Quando i genitori mentono

«Purtroppo esistono molti metodi per eludere gli obblighi: spesso il genitore tenuto al versamento dell’assegno di mantenimento si finge nullatenente o ricorre a intestazioni fittizie di proprietà per evitare pignoramenti. A volte si arriva anche ad addurre la perdita di un lavoro, ricorrendo poi a forme di sostentamento “non trasparenti”, non ufficiali – spiega Rabellino Becce – Anche se è possibile chiedere un’indagine patrimoniale per verificare la reale consistenza di un patrimonio, poi, nel caso questo sia dimostrata, passa molto tempo prima di arrivare a un pronunciamento del tribunale che sanzioni il colpevole».

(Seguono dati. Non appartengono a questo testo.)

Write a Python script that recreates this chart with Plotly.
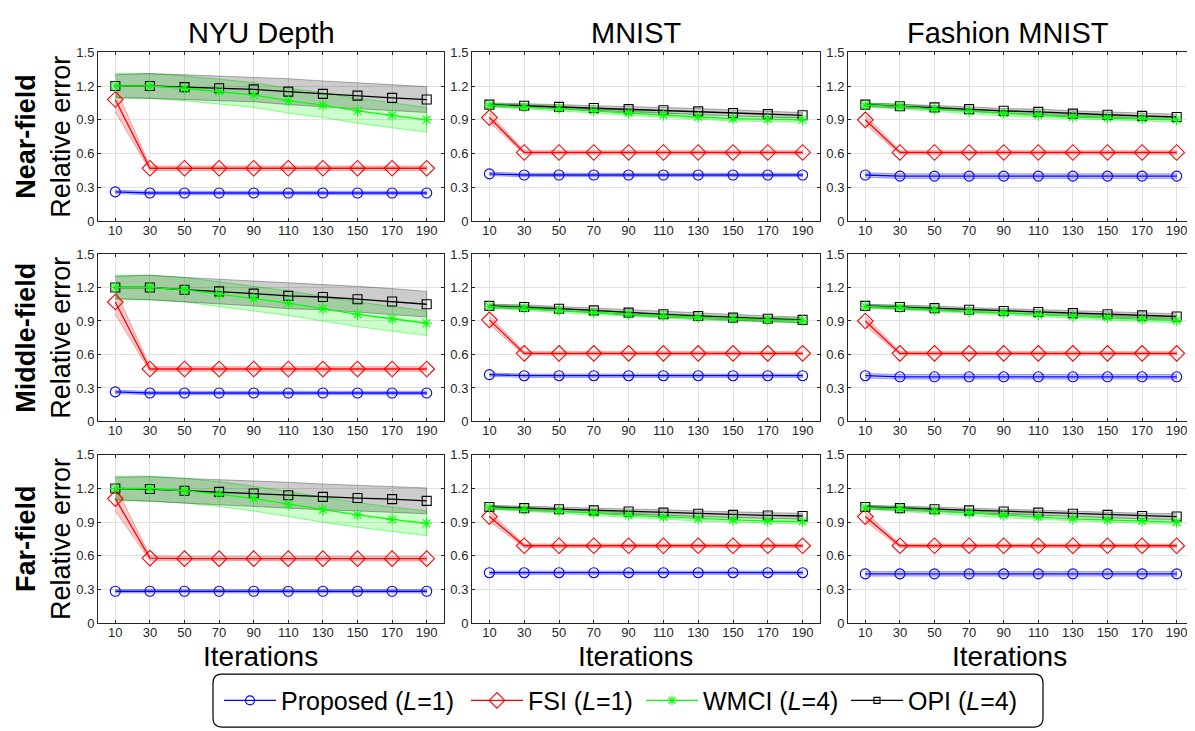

Gli oneri per chi non riceve l’assegno di mantenimento

Per questo la sentenza del giudice di Verona è importante: «I mezzi di coercizione che il nostro ordinamento mette a disposizione richiedono tempi spesso troppo lunghi, oltre a dei costi che nel frattempo chi presenza istanza deve sostenere. Nella fattispecie, il genitore in posizione economica più fragile, che non riceve l’assegno per il figlio, deve provvedere al suo mantenimento da solo. Se poi l’altra parte si finge nullatenente, neppure il pignoramento è efficace, perché non risulta nulla da poter pignorare. È un po’ quello che accade col recupero crediti: il debitore paradossalmente si trova in “vantaggio” rispetto a chi deve ricevere legittimamente il denaro», osserva Rabellino Becce.

Rispettare gli obblighi di visita

Anche l’altro caso su cui si è pronunciato il giudice è molto frequente nell’ambito delle separazioni e dei divorzi. Nello specifico una donna aveva impedito all’ex coniuge di poter vedere il figlio, tenendolo persino all’estero dove lei stessa risiede. Il marito, che lo scorso gennaio aveva già ricevuto 3.000 euro a titolo di risarcimento danni, non si è comunque dato per vinto, chiedendo che sia rispettato il diritto di frequentazione, come già stabilito dal giudice. Ora il Tribunale di Verona ha deciso per una multa di 200 euro per ogni giorno di ritardo da parte della madre del figlio “conteso” fino a che questo non possa incontrare il padre.

Linea dura contro le inadempienze

Anche in questo caso, quindi, il giudice è intervenuto decidendo per una sanzione pecuniaria. «Di fatto la riforma Cartabia dà la possibilità al giudice, in caso di gravi inadempienze, di agire d’ufficio, anche senza che ci sia un ricorrente, quindi l’altro genitore che fa ricorso. È un provvedimento dettato da ragioni di urgenza, che di fatto riduce i tempi della giustizia e che tutela il minore». Anche in quest ocaso, nella realtà non si può escludere che la donna continui a violare l’obbligo o che ricorra ad altre pratiche manipolatorie con il figlio ai danni dell’altro genitore: «L’alienazione parentale è uno dei rischi, ma è un tema molto delicato e spesso vi si fa ricorso in malafede. In questo caso si spera che la multa sia un deterrente», conclude Rabellino Becce.